BRASILIA (Reuters) – Brazil’s central bank is aiming for inflation in 2023 “around” the 3.25% target but less than 4%, its chief, Roberto Campos Neto, said on Thursday, as policymakers hike interest rates to cool surging consumer prices in Latin America’s largest economy.
When it raised its key interest rate to 13.25% last week and penciled in another hike for August, the central bank said it was looking to ensure inflation next year converged “around the target” rather than “to its target.”
“Around is less than 4%, just to make that very clear,” Campos Neto said in an online news conference.
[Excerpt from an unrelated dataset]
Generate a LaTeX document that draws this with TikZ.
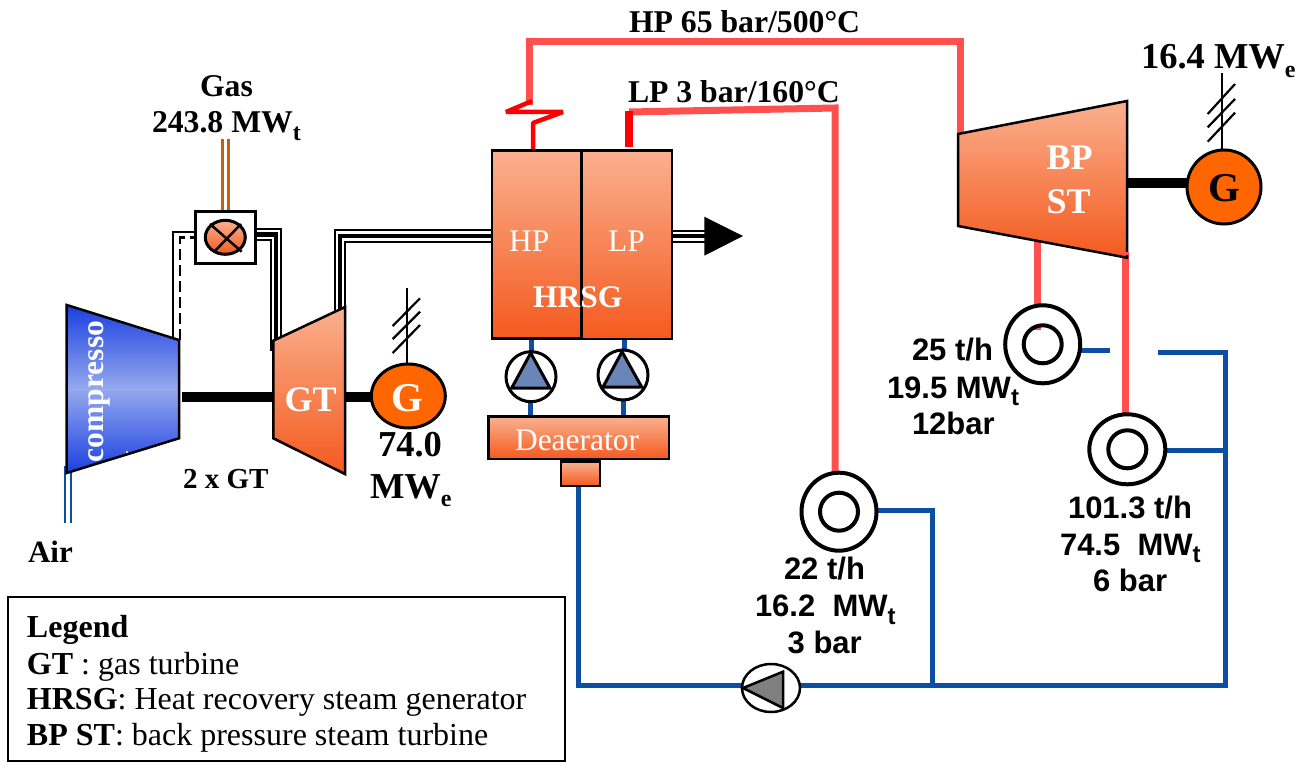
\documentclass[tikz,border=0pt]{standalone}
\usepackage{fontspec}
\setmainfont{Liberation Serif}
\newfontfamily\labsans{Liberation Sans}
\usetikzlibrary{shapes.geometric}
\definecolor{steamred}{HTML}{FF5050}
\definecolor{hotred}{HTML}{FF0000}
\definecolor{waterblue}{HTML}{0B4EA2}
\definecolor{warmtop}{HTML}{FAB08F}
\definecolor{warmbot}{HTML}{F45A1E}
\definecolor{genorange}{HTML}{FF6600}
\definecolor{pumpblue}{HTML}{6A85B8}
\definecolor{gasbrown}{HTML}{C06010}
\definecolor{compdark}{HTML}{1A3FE0}
\definecolor{complight}{HTML}{95A9EE}
\newcommand{\fsz}[1]{\fontsize{#1}{#1}\selectfont}
\newcommand{\lowsub}[1]{\raisebox{-0.24em}{\fsz{24}\textbf{#1}}}
\tikzset{
  lab/.style={anchor=base west,inner sep=0pt,outer sep=0pt,font=\fsz{31.7}\bfseries},
  sanslab/.style={anchor=base west,inner sep=0pt,outer sep=0pt,font=\fsz{31}\labsans\bfseries},
  leg/.style={anchor=base west,inner sep=0pt,outer sep=0pt,font=\fsz{32}},
  wlab/.style={anchor=base west,inner sep=0pt,outer sep=0pt,text=white,font=\fsz{31.5}},
  wbold/.style={wlab,font=\fsz{36}\bfseries},
  warm/.style={draw=black,line width=2.5pt,top color=warmtop,bottom color=warmbot,inner sep=0pt,outer sep=0pt,rectangle},
  steam/.style={draw=steamred,line width=7pt},
  water/.style={draw=waterblue,line width=5pt},
  hxouter/.style={ellipse,draw=black,line width=4pt,fill=white,inner sep=0pt,outer sep=0pt},
  hxinner/.style={circle,draw=black,line width=4pt,fill=white,inner sep=0pt,outer sep=0pt,minimum size=38pt},
  pumpring/.style={circle,draw=black,line width=3pt,fill=white,inner sep=0pt,outer sep=0pt,minimum size=50pt},
  gen/.style={ellipse,draw=black,line width=3pt,fill=genorange,inner sep=0pt,outer sep=0pt},
  shaft/.style={draw=black,line width=10pt},
  elec/.style={draw=black,line width=2.2pt},
  gasline/.style={draw=black,line width=2pt},
  gasmain/.style={draw=black,line width=4.5pt},
}
\begin{document}
\begin{tikzpicture}[x=1pt,y=-1pt]
\useasboundingbox (0,0) rectangle (1303,762);
\fill[white] (0,0) rectangle (1303,762);

% named junctions
\coordinate (hpA) at (529,105);
\coordinate (hpB) at (529,42);
\coordinate (hpC) at (960,42);
\coordinate (hpD) at (960,134);
\coordinate (lpA) at (629,112);
\coordinate (lpB) at (835,108);
\coordinate (lpC) at (835,473);
\coordinate (tapA) at (1037,240);
\coordinate (tapB) at (1037,330);
\coordinate (tapC) at (1125,255);
\coordinate (tapD) at (1125,416);
\coordinate (busW) at (578,486);
\coordinate (busSW) at (578,685);
\coordinate (busE) at (1225,685);
\coordinate (busNE) at (1225,352);
\coordinate (busN) at (1158,352);
\coordinate (hx1e) at (1110,350);
\coordinate (hx1w) at (1079,350);
\coordinate (hx2r) at (1225,450);
\coordinate (hx3r) at (932,510);
\coordinate (hx3b) at (932,685);

% steam pipes
\draw[steam,line join=miter] (hpA) -- (hpB) -- (hpC) -- (hpD);
\draw[steam] (lpA) -- (lpB) -- (lpC);
\draw[steam] (tapA) -- (tapB);
\draw[steam] (tapC) -- (tapD);
\draw[draw=hotred,line width=4.5pt,line join=bevel] (532,101) -- (506,112) -- (563,112) -- (533,123) -- (533,151);
\draw[draw=hotred,line width=8pt] (629,111) -- (629,147);

% water pipes
\draw[water] (busW) -- (busSW) -- (busE) -- (busNE) -- (busN);
\draw[water] (hx1w) -- (hx1e);
\draw[water] (1165,450) -- (hx2r);
\draw[water] (873,510) -- (hx3r) -- (hx3b);
\draw[water] (531,338) -- (531,353);
\draw[water] (530,403) -- (530,416);
\draw[water] (624.5,338) -- (624.5,350);
\draw[water] (623,400) -- (623,416);

% gas-path bundles
\draw[gasline] (173,340) -- (173,231.5) -- (196,231.5);
\draw[gasline,dash pattern=on 11pt off 5pt,line width=2.6pt] (180,340) -- (180,237.5) -- (196,237.5);
\draw[gasline] (255,229) -- (281,229) -- (281,337);
\draw[gasmain] (255,234.5) -- (276,234.5) -- (276,342);
\draw[gasline] (255,240) -- (270.5,240) -- (270.5,351);
\draw[gasline] (335,316) -- (335,230) -- (492,230);
\draw[gasmain] (340,314) -- (340,236) -- (492,236);
\draw[gasline] (345,312) -- (345,241.5) -- (492,241.5);
\draw[gasline] (672,230.5) -- (706,230.5);
\draw[gasmain] (672,236) -- (706,236);
\draw[gasline] (672,241.5) -- (706,241.5);
\fill[black] (704.3,216.7) -- (743,236) -- (704.3,255.7) -- cycle;
\draw[draw=gasbrown,line width=2.8pt] (222.7,139) -- (222.7,212);
\draw[draw=gasbrown,line width=2.8pt] (228.7,139) -- (228.7,212);
\draw[draw=waterblue,line width=2.6pt] (65,466) -- (65,523);
\draw[draw=waterblue,line width=2.6pt] (71,466) -- (71,523);

% shafts
\draw[shaft] (181.7,396.7) -- (274,396.7);
\draw[shaft] (345,396.7) -- (373,396.7);
\draw[shaft] (1127,182.7) -- (1190,182.7);

% compressor and turbines
\shadedraw[draw=black,line width=2.5pt,top color=compdark,bottom color=compdark,middle color=complight,line join=miter]
  (66.7,305) -- (179,340) -- (179,438.3) -- (66.7,473) -- cycle;
\fill[white] (127,452) circle (1.2pt);
\shadedraw[draw=black,line width=2.5pt,top color=warmtop,bottom color=warmbot,line join=miter]
  (273.3,340.7) -- (345,307) -- (345,474) -- (273.3,438.3) -- cycle;
\shadedraw[draw=black,line width=2.5pt,top color=warmtop,bottom color=warmbot,line join=miter]
  (958,134) -- (1127,101) -- (1127,257.7) -- (958,226) -- cycle;
\draw[steam] (1125,252) -- (tapC);

% HRSG, deaerator
\node[warm,minimum width=89.7pt,minimum height=187.6pt] (hrsgHP) at (536.8,244.5) {};
\node[warm,minimum width=90pt,minimum height=188.3pt] (hrsgLP) at (627,244.85) {};
\node[warm,minimum width=180.3pt,minimum height=42.3pt] (deaer) at (578.85,437.85) {};
\node[warm,minimum width=39pt,minimum height=24.3pt] (deaerfoot) at (580.5,473.85) {};

% feed pumps
\node[pumpring] (pumpA) at (531,376.7) {};
\filldraw[draw=black,line width=3pt,fill=pumpblue,line join=miter] (530.7,353) -- (511.7,388) -- (550,388) -- cycle;
\node[pumpring] (pumpB) at (623,375) {};
\filldraw[draw=black,line width=3pt,fill=pumpblue,line join=miter] (622,351.7) -- (603,387) -- (641.7,387) -- cycle;
\node[ellipse,draw=black,line width=2.5pt,fill=white,inner sep=0pt,minimum width=58pt,minimum height=48pt] (mainpump) at (771,688) {};
\filldraw[draw=black,line width=2.5pt,fill=black!50,line join=miter] (743,688) -- (783,671.7) -- (783,708) -- cycle;

% heat exchangers
\node[hxouter,minimum width=75pt,minimum height=78pt] (hx1) at (1042.7,344.3) {};
\draw[draw=steamred,line width=7pt] (1037,326) -- (1037,330);
\node[hxinner,fill=none] (hx1i) at (1042.7,344.3) {};
\node[hxouter,minimum width=76pt,minimum height=70pt] (hx2) at (1127.3,449.3) {};
\node[hxinner] (hx2i) at (1127.3,449.3) {};
\node[hxouter,minimum width=75pt,minimum height=78pt] (hx3) at (839,511.7) {};
\node[hxinner] (hx3i) at (839,511.7) {};

% burner
\node[draw=black,line width=2.5pt,fill=white,minimum width=59.6pt,minimum height=51.6pt,inner sep=0pt] (burnerbox) at (225.5,237.5) {};
\node[ellipse,draw=black,line width=3pt,top color=warmtop,bottom color=warmbot,minimum width=40pt,minimum height=34pt,inner sep=0pt] (burner) at (225.3,237.3) {};
\draw[line width=2.5pt] (210,224) -- (241.7,251.7);
\draw[line width=2.5pt] (241,224) -- (214,252);

% generators and electric ties
\node[gen,minimum width=74pt,minimum height=64pt] (genA) at (408.3,396) {};
\node[gen,minimum width=74pt,minimum height=74pt] (genB) at (1224,187) {};
\coordinate (elA) at (407.3,288);
\coordinate (elB) at (1222,73);
\draw[elec] (elA) -- (genA.north -| elA);
\draw[elec] (elB) -- (genB.north -| elB);
\draw[elec] (392.7,326) -- (420,298.3);
\draw[elec] (392.7,339) -- (420,311.7);
\draw[elec] (392.7,353) -- (420,325);
\draw[elec] (1207.7,114) -- (1235,84);
\draw[elec] (1207.7,127.3) -- (1235,99);
\draw[elec] (1207.7,141.7) -- (1235,112.7);

% white labels
\node[wbold,font=\fsz{31.5}\bfseries,text=white,rotate=90] (tcomp) at (103,462) {compresso};
\node[wbold] (tgt) at (284.5,411.7) {GT};
\node[wbold,font=\fsz{41}\bfseries] (tg1) at (391,411.7) {G};
\node[wbold] (tbp) at (1046.7,170) {BP};
\node[wbold] (tst) at (1046.7,213.3) {ST};
\node[wlab] (thp) at (509,251.7) {HP};
\node[wlab] (tlp) at (608,251.7) {LP};
\node[wbold,font=\fsz{31.5}\bfseries] (thrsg) at (533,307.7) {HRSG};
\node[wlab] (tdea) at (515,450.7) {Deaerator};
\node[lab,font=\fsz{41}\bfseries] (tg2) at (1208,201.7) {G};

% black labels
\node[lab] (tgas) at (200,96.7) {Gas};
\node[lab] (tgasv) at (152,133) {243.8 MW\lowsub{t}};
\node[lab] (thp65) at (629,33) {HP 65 bar/500°C};
\node[lab] (tlp3) at (628,103) {LP 3 bar/160°C};
\node[lab,font=\fsz{36.5}\bfseries] (t164) at (1141,69) {16.4 MW\lowsub{e}};
\node[lab,font=\fsz{36.5}\bfseries] (t74) at (378,456.7) {74.0};
\node[lab,font=\fsz{36.5}\bfseries] (tmwe) at (370,498) {MW\lowsub{e}};
\node[lab,font=\fsz{29}\bfseries] (t2gt) at (183,488) {2 x GT};
\node[lab,font=\fsz{31}\bfseries] (tair) at (28,562) {Air};
\node[sanslab] (a1) at (912,360) {25 t/h};
\node[sanslab] (a2) at (887,398) {19.5 MW\lowsub{t}};
\node[sanslab] (a3) at (912,434) {12bar};
\node[sanslab] (b1) at (1068,518) {101.3 t/h};
\node[sanslab] (b2) at (1060,555) {74.5\ \ MW\lowsub{t}};
\node[sanslab] (b3) at (1093,591) {6 bar};
\node[sanslab] (c1) at (784,579) {22 t/h};
\node[sanslab] (c2) at (755,616.7) {16.2\ \ MW\lowsub{t}};
\node[sanslab] (c3) at (787.7,653) {3 bar};

% legend
\node[draw=black,line width=1.5pt,minimum width=557pt,minimum height=164pt,inner sep=0pt] (legbox) at (286.5,679) {};
\node[leg,font=\fsz{32}\bfseries] (l1) at (27,637) {Legend};
\node[leg] (l2) at (27,674) {\textbf{GT} : gas turbine};
\node[leg] (l3) at (27,709) {\textbf{HRSG}: Heat recovery steam generator};
\node[leg] (l4) at (27,745) {\textbf{BP ST}: back pressure steam turbine};
\end{tikzpicture}
\end{document}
He repeated the central bank’s guidance that interest rates would rise and stay in significantly contractionary territory for longer to fight inflation.
Consumer prices grew at an 11.7% rate in the 12 months through May.
According to Campos Neto, that strategy is necessary because of uncertainty marking Brazil’s inflation path.
Despite government proposals to lower fuel prices, Campos Neto said policymakers have not seen a relevant change in the balance of risks for inflation, which he indicated were still not tilted to the upside.
On a more positive note, the central bank earlier on Thursday lifted its economic growth outlook for 2022 to 1.7% from 1%, on the back of a stronger-than-expected performance in the first quarter.
When asked about Brazilian presidential candidate Luiz Inacio Lula da Silva’s economic program and its criticism of the country’s “passive orientation towards exchange rate policy in recent years,” Campos Neto said the central bank believes in a floating exchange rate and will stick with that stance.
Lula, a leftist former president, is leading far-right President Jair Bolsonaro in opinion polls ahead of the Oct. 2 elections.